I for my part can see no ground upon which it could possibly be extended. To do so would involve the consequence that once there was a fraud, the party who was complaining could obtain discovery of documents otherwise covered by professional privilege not only against the fraud himself, but against anybody else who might be in a position to give evidence ...”
Keyser Ullmann of course was a Court of Appeal authority, and antedates the House of Lords’ decision in Francis. In the Court of Appeal in Francis there was reference made to Keyser Ullmann, but only by Lloyd LJ at 355H when he says “I find the facts of that case too far removed from the present case for the decision to be of any assistance.” I assume he means that, in his judgment, the banks were (as Parker LJ said) victims of the fraud, but also, on the facts of that case, not the mechanism of it, unlike the position of the money launderer of drug trafficking proceeds in the case before them. In any event, although Keyser Ullmann is recorded as being cited in argument in the House of Lords, none of their Lordships made any reference to it, not even the dissenters. The academic authorities to whom I have referred all distinguish Keyser Ullmann, and in any event regard it as overtaken by the Francis decision in the House of Lords. There is helpful analysis in Passmore at 8.011-2:
“8.011. The basis of [the insurers’] challenge [in Keyser Ullmann] was that, because of the borrowers’ fraud, the lenders must lose their privilege even though they were the victims of the fraud and themselves wholly innocent. The insurers argued that, had the borrowers been the parties in the case who were claiming privilege (whether in litigation or in answer to a witness summons), they could not have maintained a claim to privilege in relation to such documents. It followed, they submitted, that an assignee of an insurance policy from an assignor who is party to a fraud cannot be in a better position than the assignor. These submissions were rejected because …”[reference is then made to the passage in Parker LJ’s judgment set out in paragraph 9 above].
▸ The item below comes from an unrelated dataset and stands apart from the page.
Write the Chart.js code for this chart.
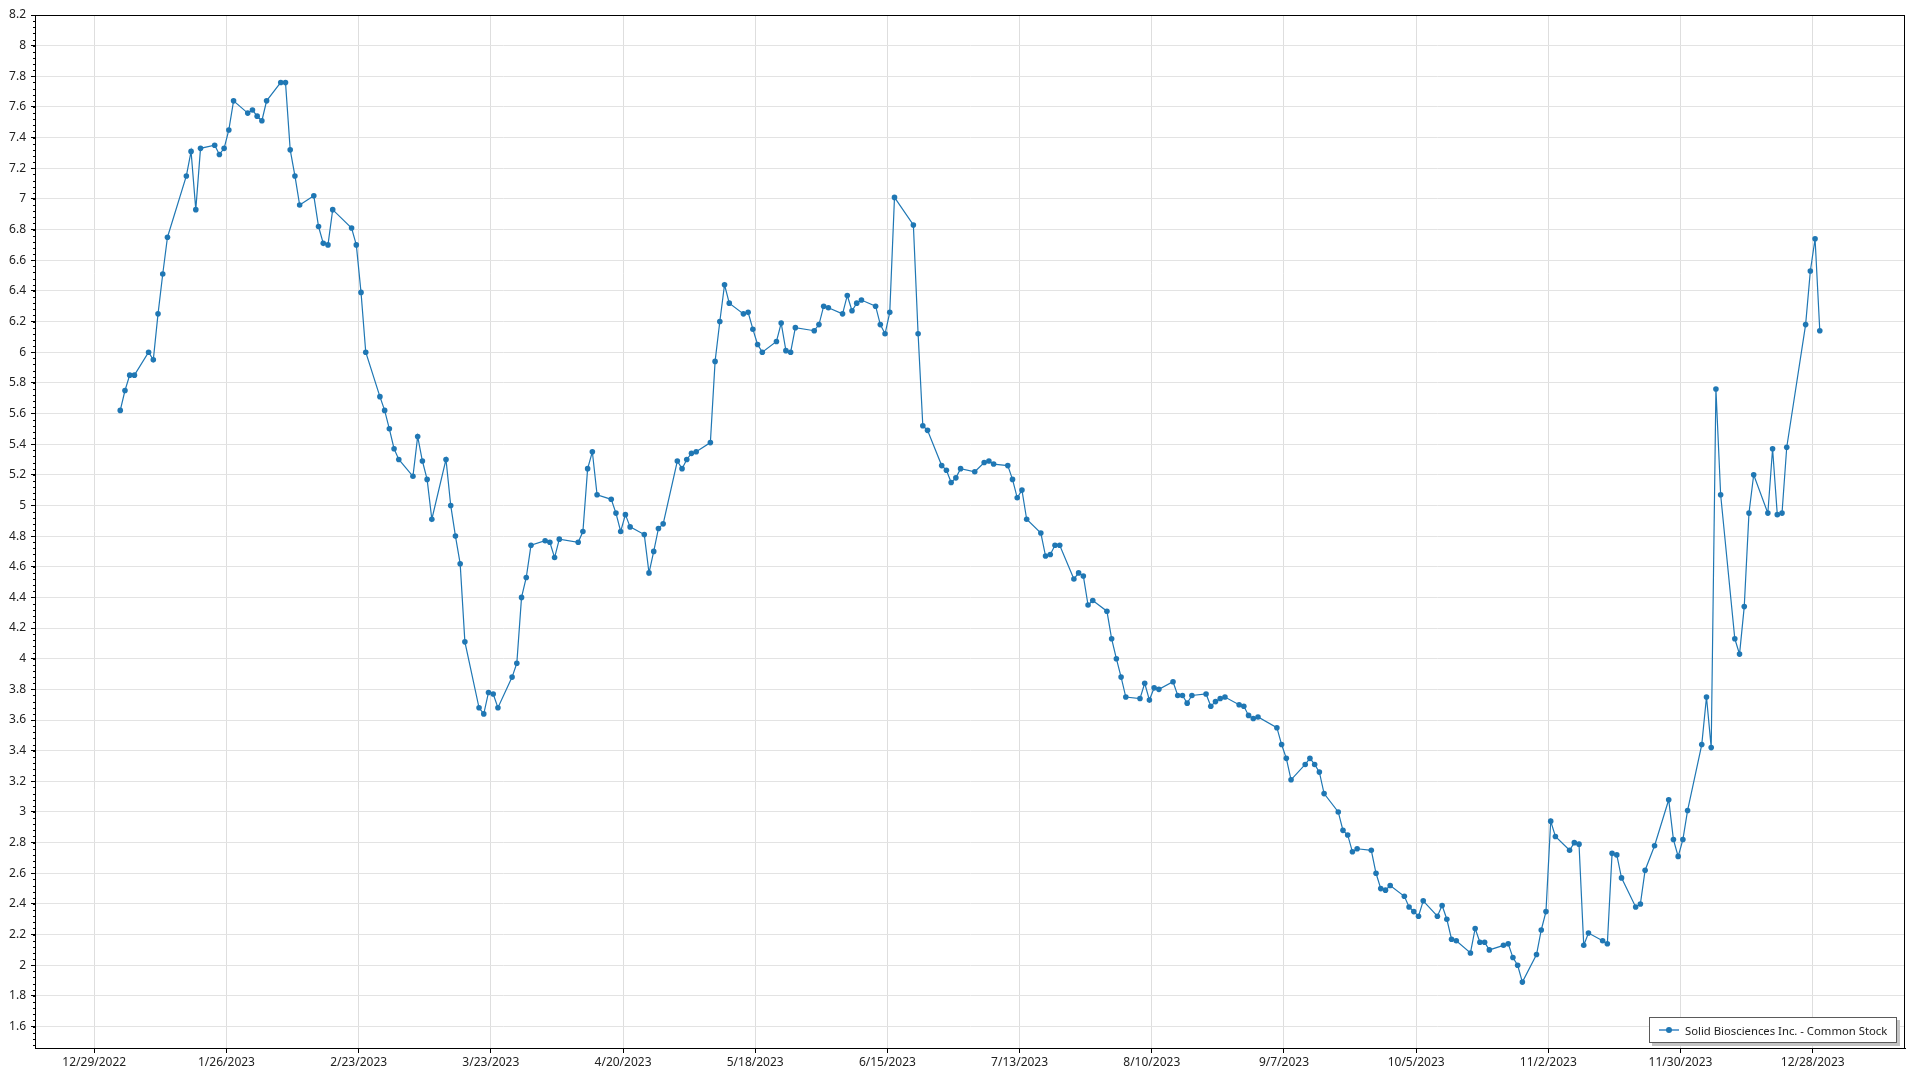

8.012. Although the Court of Appeal rightly rejected these propositions as unsustainable in [Keyser Ullmann],it would nevertheless appear from the House of Lords’ subsequent decision in [Francis] that the position contended for by the insurers in the former decision is likely to be accepted where the person from whom the evidence is sought is used by the fraudster as his innocent tool. The distinction appears to be that, in [Keyser Ullmann],the banks, as assignees, were not being used in this way, for example to further or to cover up the borrower’s fraud.”
Thanki at 4.56 concludes as follows:
“It has been suggested that the decisions can be reconciled on the basis that in [Francis], the client was being used by the fraudster as part of the crime/fraud, whereas in [Keyser Ullmann] the banks were wholly independent of the fraudulent purpose and were not being used by the borrowers to cover up any fraud. Although this may be a satisfactory way of reconciling the decisions, it is difficult to see on policy grounds why the treatment of the two cases should be differ. If it is in the interests of justice to disclose the iniquity of the fraudster in the case where the client is an innocent tool, then it is surely also in the interests of justice to disclose the iniquity in the case of the assignee.”
I am satisfied that the common law is as stated by Lords Goff and Griffiths in Francis, and whatever the precise status of the Court of Appeal decision, on the facts or otherwise, in Keyser Ullmann, in this case the innocent underwriters and the innocent solicitors (instructed in part by the innocent underwriters and in part by the fraudulent client) were used as the mechanism for achieving the client’s fraud, the fraud exception applies and there is neither legal advice nor litigation privilege available to the underwriters or the solicitors.
The disclosure sought should be ordered, and I will ask the parties to draw up a relevant order in that regard.